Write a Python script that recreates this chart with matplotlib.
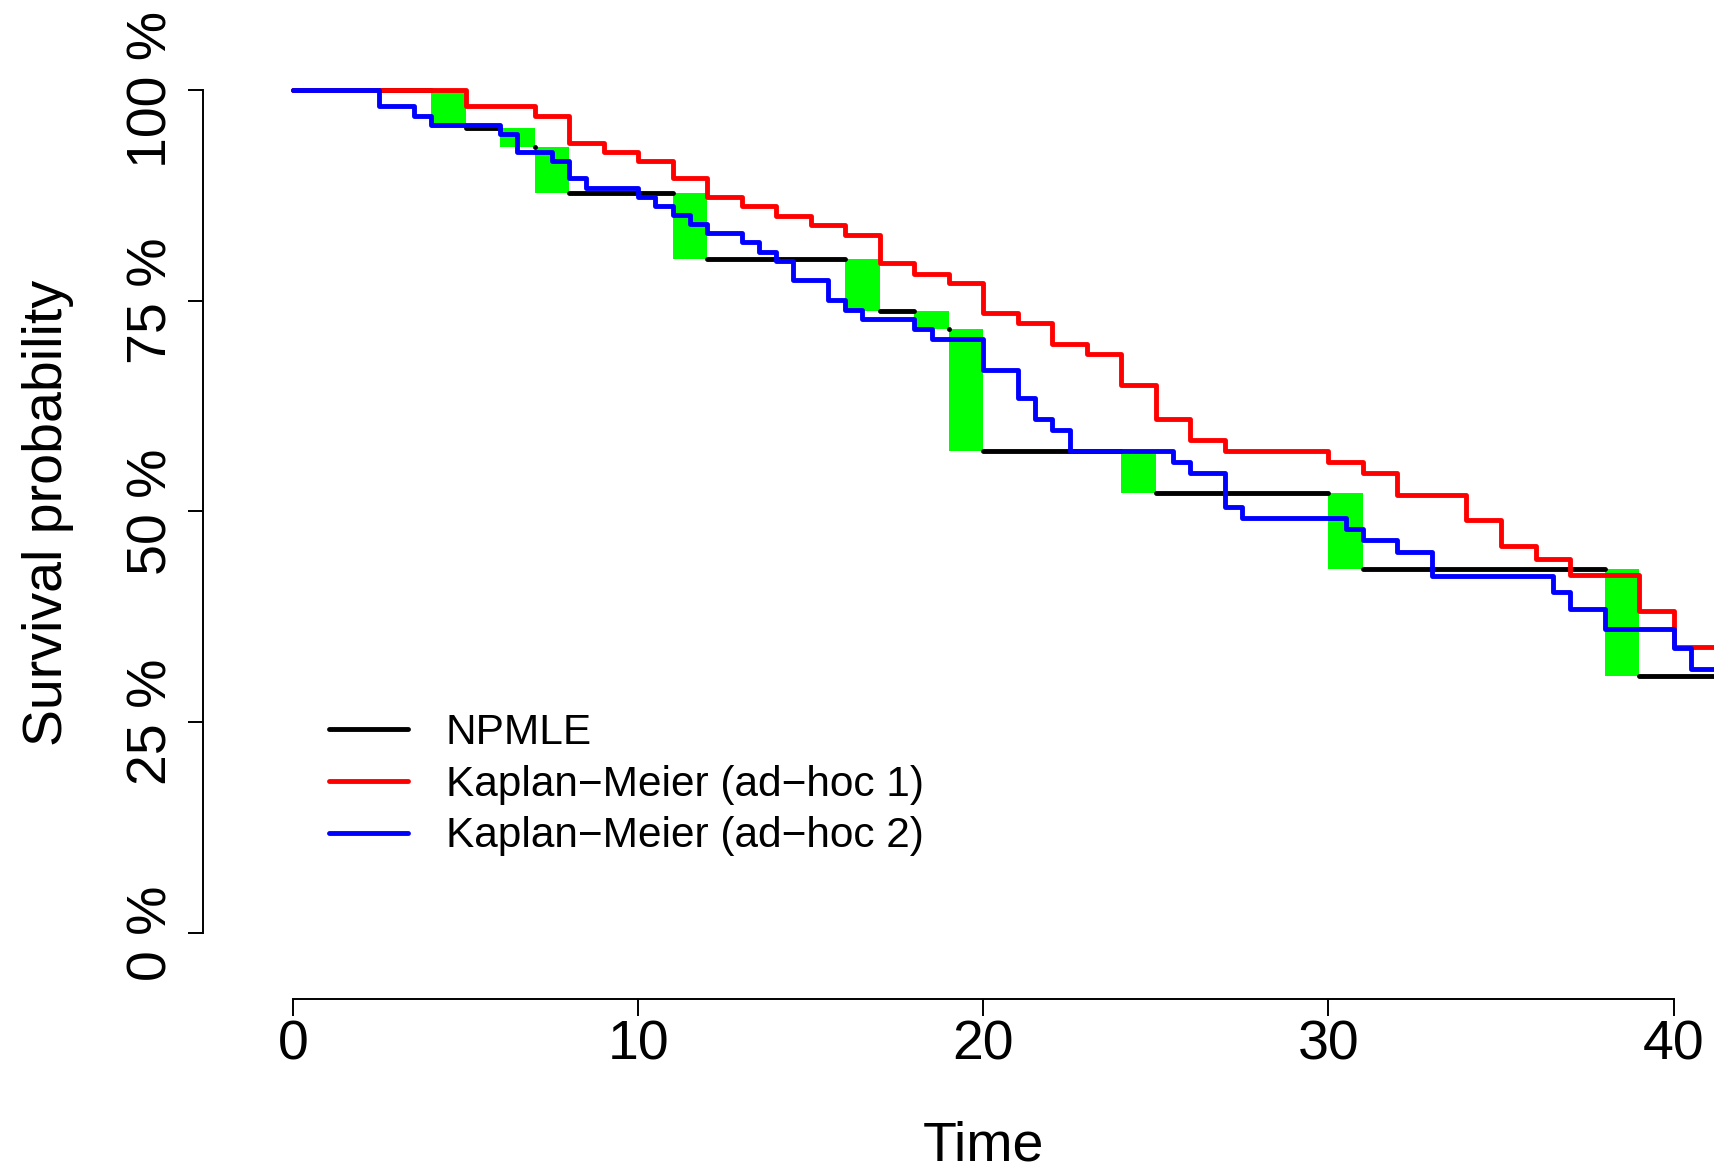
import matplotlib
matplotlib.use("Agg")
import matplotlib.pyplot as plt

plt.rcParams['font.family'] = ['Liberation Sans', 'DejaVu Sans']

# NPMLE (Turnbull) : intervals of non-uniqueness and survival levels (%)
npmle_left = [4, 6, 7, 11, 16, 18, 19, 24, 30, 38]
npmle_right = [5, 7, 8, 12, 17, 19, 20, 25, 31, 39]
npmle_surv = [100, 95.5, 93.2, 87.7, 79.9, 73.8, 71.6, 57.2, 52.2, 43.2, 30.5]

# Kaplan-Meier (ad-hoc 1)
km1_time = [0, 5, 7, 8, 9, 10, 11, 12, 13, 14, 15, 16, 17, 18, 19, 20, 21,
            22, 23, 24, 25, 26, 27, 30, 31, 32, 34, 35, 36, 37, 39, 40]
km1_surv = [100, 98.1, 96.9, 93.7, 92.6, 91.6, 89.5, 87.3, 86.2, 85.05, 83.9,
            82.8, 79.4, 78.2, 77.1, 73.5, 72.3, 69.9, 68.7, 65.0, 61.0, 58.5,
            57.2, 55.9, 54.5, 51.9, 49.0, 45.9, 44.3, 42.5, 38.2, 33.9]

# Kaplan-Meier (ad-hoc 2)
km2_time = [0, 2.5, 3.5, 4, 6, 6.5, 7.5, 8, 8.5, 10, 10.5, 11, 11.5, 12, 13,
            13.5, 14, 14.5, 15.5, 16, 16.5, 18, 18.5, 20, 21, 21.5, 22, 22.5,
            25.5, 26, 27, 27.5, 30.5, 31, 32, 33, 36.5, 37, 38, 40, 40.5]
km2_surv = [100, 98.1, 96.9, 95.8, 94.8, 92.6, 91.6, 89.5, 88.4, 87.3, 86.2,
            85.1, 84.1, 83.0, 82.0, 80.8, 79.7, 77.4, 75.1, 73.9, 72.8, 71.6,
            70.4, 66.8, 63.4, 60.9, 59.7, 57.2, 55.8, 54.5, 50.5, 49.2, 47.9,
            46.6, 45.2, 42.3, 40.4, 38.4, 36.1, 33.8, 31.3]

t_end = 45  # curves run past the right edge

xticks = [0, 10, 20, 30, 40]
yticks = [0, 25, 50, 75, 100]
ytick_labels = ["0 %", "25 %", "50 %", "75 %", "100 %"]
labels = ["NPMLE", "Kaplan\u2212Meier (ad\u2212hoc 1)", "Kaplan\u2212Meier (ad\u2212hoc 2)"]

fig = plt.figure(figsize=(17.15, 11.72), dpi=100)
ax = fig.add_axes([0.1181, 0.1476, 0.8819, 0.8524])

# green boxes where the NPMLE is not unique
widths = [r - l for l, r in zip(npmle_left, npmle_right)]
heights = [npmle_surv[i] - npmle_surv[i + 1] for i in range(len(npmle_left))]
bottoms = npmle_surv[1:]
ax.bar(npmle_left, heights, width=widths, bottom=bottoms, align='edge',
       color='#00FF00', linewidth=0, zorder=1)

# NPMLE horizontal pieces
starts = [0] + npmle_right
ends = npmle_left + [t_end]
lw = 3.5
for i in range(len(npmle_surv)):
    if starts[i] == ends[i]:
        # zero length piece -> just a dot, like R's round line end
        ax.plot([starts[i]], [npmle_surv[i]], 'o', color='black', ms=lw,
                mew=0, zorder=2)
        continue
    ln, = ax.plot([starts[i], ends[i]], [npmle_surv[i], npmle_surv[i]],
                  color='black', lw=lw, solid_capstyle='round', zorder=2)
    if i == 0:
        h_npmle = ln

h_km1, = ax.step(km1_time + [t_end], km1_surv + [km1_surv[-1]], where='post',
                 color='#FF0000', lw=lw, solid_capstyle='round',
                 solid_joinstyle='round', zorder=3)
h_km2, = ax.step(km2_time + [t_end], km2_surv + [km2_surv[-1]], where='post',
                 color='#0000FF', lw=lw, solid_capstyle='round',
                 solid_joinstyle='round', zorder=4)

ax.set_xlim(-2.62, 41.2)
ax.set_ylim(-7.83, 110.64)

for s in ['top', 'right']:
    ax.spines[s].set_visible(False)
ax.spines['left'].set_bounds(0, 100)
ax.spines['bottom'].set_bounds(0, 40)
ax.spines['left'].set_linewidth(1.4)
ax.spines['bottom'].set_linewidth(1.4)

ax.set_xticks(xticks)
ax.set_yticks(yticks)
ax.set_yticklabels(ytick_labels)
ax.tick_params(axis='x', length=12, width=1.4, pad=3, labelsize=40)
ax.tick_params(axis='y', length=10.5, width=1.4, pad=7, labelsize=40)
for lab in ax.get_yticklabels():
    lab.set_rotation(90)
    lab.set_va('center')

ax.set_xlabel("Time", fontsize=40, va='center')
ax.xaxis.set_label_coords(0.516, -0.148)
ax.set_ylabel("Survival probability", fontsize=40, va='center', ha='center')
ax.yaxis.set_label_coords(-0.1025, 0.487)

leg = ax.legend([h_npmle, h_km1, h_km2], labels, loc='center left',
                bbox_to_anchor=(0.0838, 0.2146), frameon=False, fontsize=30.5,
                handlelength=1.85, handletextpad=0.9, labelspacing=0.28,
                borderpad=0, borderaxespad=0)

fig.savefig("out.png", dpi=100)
————————
Print the full listing exactly, dropping the pictures.

* Output
Write a Python script that recreates this chart with matplotlib.
import matplotlib
matplotlib.use("Agg")
import matplotlib.pyplot as plt

plt.rcParams['font.family'] = ['Liberation Sans', 'DejaVu Sans']

# NPMLE (Turnbull) : intervals of non-uniqueness and survival levels (%)
npmle_left = [4, 6, 7, 11, 16, 18, 19, 24, 30, 38]
npmle_right = [5, 7, 8, 12, 17, 19, 20, 25, 31, 39]
npmle_surv = [100, 95.5, 93.2, 87.7, 79.9, 73.8, 71.6, 57.2, 52.2, 43.2, 30.5]

# Kaplan-Meier (ad-hoc 1)
km1_time = [0, 5, 7, 8, 9, 10, 11, 12, 13, 14, 15, 16, 17, 18, 19, 20, 21,
            22, 23, 24, 25, 26, 27, 30, 31, 32, 34, 35, 36, 37, 39, 40]
km1_surv = [100, 98.1, 96.9, 93.7, 92.6, 91.6, 89.5, 87.3, 86.2, 85.05, 83.9,
            82.8, 79.4, 78.2, 77.1, 73.5, 72.3, 69.9, 68.7, 65.0, 61.0, 58.5,
            57.2, 55.9, 54.5, 51.9, 49.0, 45.9, 44.3, 42.5, 38.2, 33.9]

# Kaplan-Meier (ad-hoc 2)
km2_time = [0, 2.5, 3.5, 4, 6, 6.5, 7.5, 8, 8.5, 10, 10.5, 11, 11.5, 12, 13,
            13.5, 14, 14.5, 15.5, 16, 16.5, 18, 18.5, 20, 21, 21.5, 22, 22.5,
            25.5, 26, 27, 27.5, 30.5, 31, 32, 33, 36.5, 37, 38, 40, 40.5]
km2_surv = [100, 98.1, 96.9, 95.8, 94.8, 92.6, 91.6, 89.5, 88.4, 87.3, 86.2,
            85.1, 84.1, 83.0, 82.0, 80.8, 79.7, 77.4, 75.1, 73.9, 72.8, 71.6,
            70.4, 66.8, 63.4, 60.9, 59.7, 57.2, 55.8, 54.5, 50.5, 49.2, 47.9,
            46.6, 45.2, 42.3, 40.4, 38.4, 36.1, 33.8, 31.3]

t_end = 45  # curves run past the right edge

xticks = [0, 10, 20, 30, 40]
yticks = [0, 25, 50, 75, 100]
ytick_labels = ["0 %", "25 %", "50 %", "75 %", "100 %"]
labels = ["NPMLE", "Kaplan\u2212Meier (ad\u2212hoc 1)", "Kaplan\u2212Meier (ad\u2212hoc 2)"]

fig = plt.figure(figsize=(17.15, 11.72), dpi=100)
ax = fig.add_axes([0.1181, 0.1476, 0.8819, 0.8524])

# green boxes where the NPMLE is not unique
widths = [r - l for l, r in zip(npmle_left, npmle_right)]
heights = [npmle_surv[i] - npmle_surv[i + 1] for i in range(len(npmle_left))]
bottoms = npmle_surv[1:]
ax.bar(npmle_left, heights, width=widths, bottom=bottoms, align='edge',
       color='#00FF00', linewidth=0, zorder=1)

# NPMLE horizontal pieces
starts = [0] + npmle_right
ends = npmle_left + [t_end]
lw = 3.5
for i in range(len(npmle_surv)):
    if starts[i] == ends[i]:
        # zero length piece -> just a dot, like R's round line end
        ax.plot([starts[i]], [npmle_surv[i]], 'o', color='black', ms=lw,
                mew=0, zorder=2)
        continue
    ln, = ax.plot([starts[i], ends[i]], [npmle_surv[i], npmle_surv[i]],
                  color='black', lw=lw, solid_capstyle='round', zorder=2)
    if i == 0:
        h_npmle = ln

h_km1, = ax.step(km1_time + [t_end], km1_surv + [km1_surv[-1]], where='post',
                 color='#FF0000', lw=lw, solid_capstyle='round',
                 solid_joinstyle='round', zorder=3)
h_km2, = ax.step(km2_time + [t_end], km2_surv + [km2_surv[-1]], where='post',
                 color='#0000FF', lw=lw, solid_capstyle='round',
                 solid_joinstyle='round', zorder=4)

ax.set_xlim(-2.62, 41.2)
ax.set_ylim(-7.83, 110.64)

for s in ['top', 'right']:
    ax.spines[s].set_visible(False)
ax.spines['left'].set_bounds(0, 100)
ax.spines['bottom'].set_bounds(0, 40)
ax.spines['left'].set_linewidth(1.4)
ax.spines['bottom'].set_linewidth(1.4)

ax.set_xticks(xticks)
ax.set_yticks(yticks)
ax.set_yticklabels(ytick_labels)
ax.tick_params(axis='x', length=12, width=1.4, pad=3, labelsize=40)
ax.tick_params(axis='y', length=10.5, width=1.4, pad=7, labelsize=40)
for lab in ax.get_yticklabels():
    lab.set_rotation(90)
    lab.set_va('center')

ax.set_xlabel("Time", fontsize=40, va='center')
ax.xaxis.set_label_coords(0.516, -0.148)
ax.set_ylabel("Survival probability", fontsize=40, va='center', ha='center')
ax.yaxis.set_label_coords(-0.1025, 0.487)

leg = ax.legend([h_npmle, h_km1, h_km2], labels, loc='center left',
                bbox_to_anchor=(0.0838, 0.2146), frameon=False, fontsize=30.5,
                handlelength=1.85, handletextpad=0.9, labelspacing=0.28,
                borderpad=0, borderaxespad=0)

fig.savefig("out.png", dpi=100)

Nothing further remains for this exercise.